## Problem requirements
Isolate every line in the records below with "matplotlib" in it.

⁂

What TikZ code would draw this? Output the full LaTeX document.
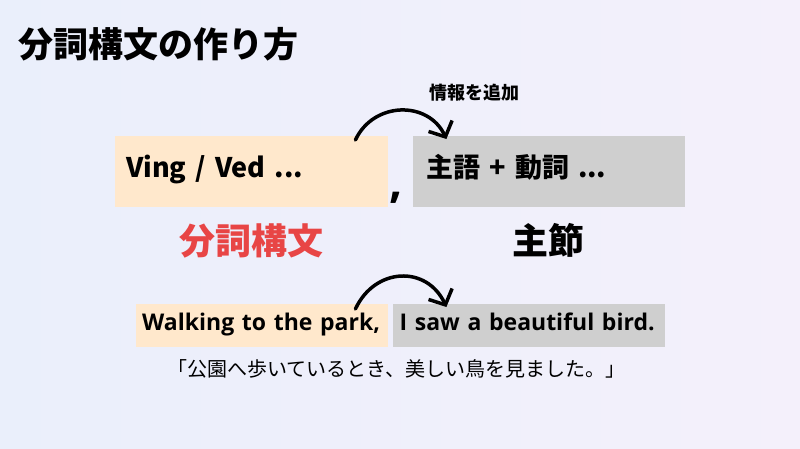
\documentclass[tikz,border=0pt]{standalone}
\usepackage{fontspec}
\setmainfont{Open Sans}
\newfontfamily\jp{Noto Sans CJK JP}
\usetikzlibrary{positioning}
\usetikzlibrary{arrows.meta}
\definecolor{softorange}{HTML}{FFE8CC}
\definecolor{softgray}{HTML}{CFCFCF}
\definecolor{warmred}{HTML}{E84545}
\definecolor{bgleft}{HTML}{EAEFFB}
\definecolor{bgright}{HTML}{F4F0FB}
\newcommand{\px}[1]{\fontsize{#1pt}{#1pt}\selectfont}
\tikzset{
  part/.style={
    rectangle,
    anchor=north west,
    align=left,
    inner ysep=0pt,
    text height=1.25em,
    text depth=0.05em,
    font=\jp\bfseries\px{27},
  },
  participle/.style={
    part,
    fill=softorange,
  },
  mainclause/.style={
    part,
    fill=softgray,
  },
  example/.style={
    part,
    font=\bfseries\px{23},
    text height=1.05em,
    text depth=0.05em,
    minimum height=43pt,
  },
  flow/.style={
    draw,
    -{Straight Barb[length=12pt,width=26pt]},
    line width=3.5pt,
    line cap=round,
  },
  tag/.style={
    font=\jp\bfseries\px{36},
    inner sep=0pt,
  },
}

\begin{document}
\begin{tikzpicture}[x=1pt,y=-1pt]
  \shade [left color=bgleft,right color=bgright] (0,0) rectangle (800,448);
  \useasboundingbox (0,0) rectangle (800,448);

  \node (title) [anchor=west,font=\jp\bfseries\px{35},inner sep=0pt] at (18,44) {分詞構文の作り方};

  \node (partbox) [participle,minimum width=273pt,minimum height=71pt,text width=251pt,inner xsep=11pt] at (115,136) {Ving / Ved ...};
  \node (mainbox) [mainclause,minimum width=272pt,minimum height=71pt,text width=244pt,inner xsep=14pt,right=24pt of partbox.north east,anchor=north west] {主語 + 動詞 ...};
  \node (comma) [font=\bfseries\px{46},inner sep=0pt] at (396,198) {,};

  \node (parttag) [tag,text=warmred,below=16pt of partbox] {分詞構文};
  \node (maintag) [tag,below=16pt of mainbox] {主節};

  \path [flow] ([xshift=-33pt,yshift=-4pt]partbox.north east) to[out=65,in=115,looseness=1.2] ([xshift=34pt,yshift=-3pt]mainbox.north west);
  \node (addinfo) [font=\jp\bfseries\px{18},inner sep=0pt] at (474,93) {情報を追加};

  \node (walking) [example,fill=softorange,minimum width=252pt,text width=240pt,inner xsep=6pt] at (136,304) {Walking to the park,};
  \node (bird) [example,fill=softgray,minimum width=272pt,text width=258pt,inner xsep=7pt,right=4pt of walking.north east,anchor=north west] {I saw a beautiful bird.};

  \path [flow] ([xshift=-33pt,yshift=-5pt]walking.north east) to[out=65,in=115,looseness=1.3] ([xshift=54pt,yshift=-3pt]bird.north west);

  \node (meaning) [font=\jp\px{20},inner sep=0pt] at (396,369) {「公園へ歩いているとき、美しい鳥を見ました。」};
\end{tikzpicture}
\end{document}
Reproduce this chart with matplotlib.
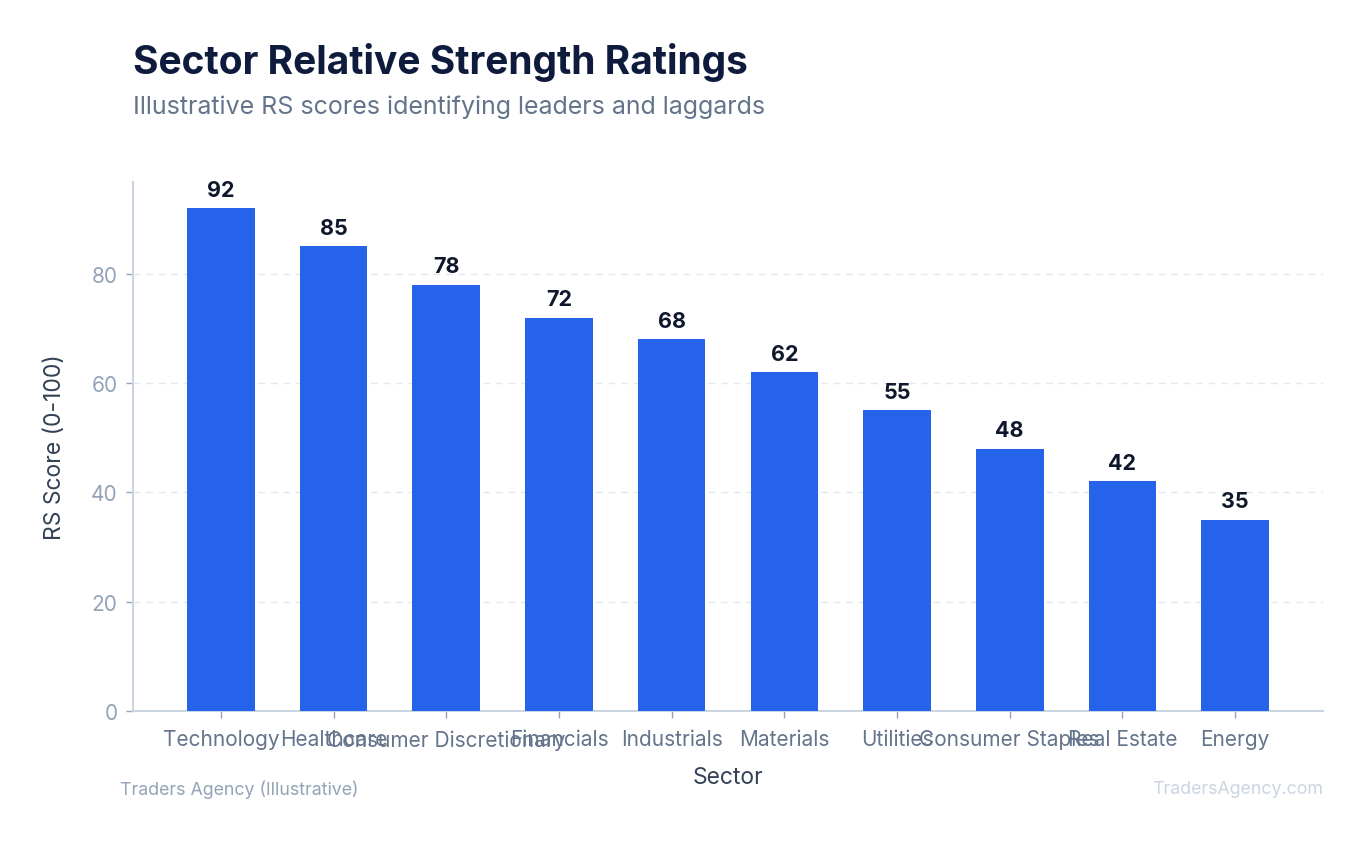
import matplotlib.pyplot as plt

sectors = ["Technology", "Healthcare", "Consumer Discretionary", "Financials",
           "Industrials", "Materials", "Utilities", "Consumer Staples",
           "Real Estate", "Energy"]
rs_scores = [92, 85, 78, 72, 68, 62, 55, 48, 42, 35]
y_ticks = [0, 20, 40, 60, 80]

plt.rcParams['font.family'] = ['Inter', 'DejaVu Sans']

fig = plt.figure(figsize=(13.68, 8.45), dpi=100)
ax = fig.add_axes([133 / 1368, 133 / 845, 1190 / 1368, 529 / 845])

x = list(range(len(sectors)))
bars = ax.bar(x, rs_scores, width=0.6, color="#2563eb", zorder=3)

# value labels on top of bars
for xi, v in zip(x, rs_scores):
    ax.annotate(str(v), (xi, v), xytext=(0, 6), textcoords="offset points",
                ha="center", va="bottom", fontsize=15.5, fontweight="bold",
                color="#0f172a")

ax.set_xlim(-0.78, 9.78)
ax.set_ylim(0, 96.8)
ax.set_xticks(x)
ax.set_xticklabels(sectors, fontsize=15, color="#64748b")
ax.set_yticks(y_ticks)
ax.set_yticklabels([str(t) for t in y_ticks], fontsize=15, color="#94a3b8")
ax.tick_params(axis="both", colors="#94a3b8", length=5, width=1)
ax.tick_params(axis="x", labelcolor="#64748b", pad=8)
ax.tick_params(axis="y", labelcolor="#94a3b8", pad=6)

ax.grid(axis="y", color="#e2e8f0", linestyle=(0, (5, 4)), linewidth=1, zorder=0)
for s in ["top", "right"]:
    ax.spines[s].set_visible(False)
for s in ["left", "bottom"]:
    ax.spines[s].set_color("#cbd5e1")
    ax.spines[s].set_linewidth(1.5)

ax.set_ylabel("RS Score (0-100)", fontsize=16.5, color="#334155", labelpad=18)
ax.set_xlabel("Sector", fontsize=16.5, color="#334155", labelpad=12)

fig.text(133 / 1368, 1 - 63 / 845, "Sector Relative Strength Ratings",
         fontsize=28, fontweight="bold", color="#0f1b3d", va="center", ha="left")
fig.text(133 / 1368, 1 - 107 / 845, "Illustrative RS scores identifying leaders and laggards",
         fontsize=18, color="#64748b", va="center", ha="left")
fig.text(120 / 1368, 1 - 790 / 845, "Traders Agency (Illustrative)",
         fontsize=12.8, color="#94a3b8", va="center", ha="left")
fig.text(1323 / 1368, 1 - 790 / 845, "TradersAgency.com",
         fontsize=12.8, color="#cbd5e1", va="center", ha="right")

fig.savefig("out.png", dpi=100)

⁂

## Solution
Reproduce this chart with matplotlib.
import matplotlib.pyplot as plt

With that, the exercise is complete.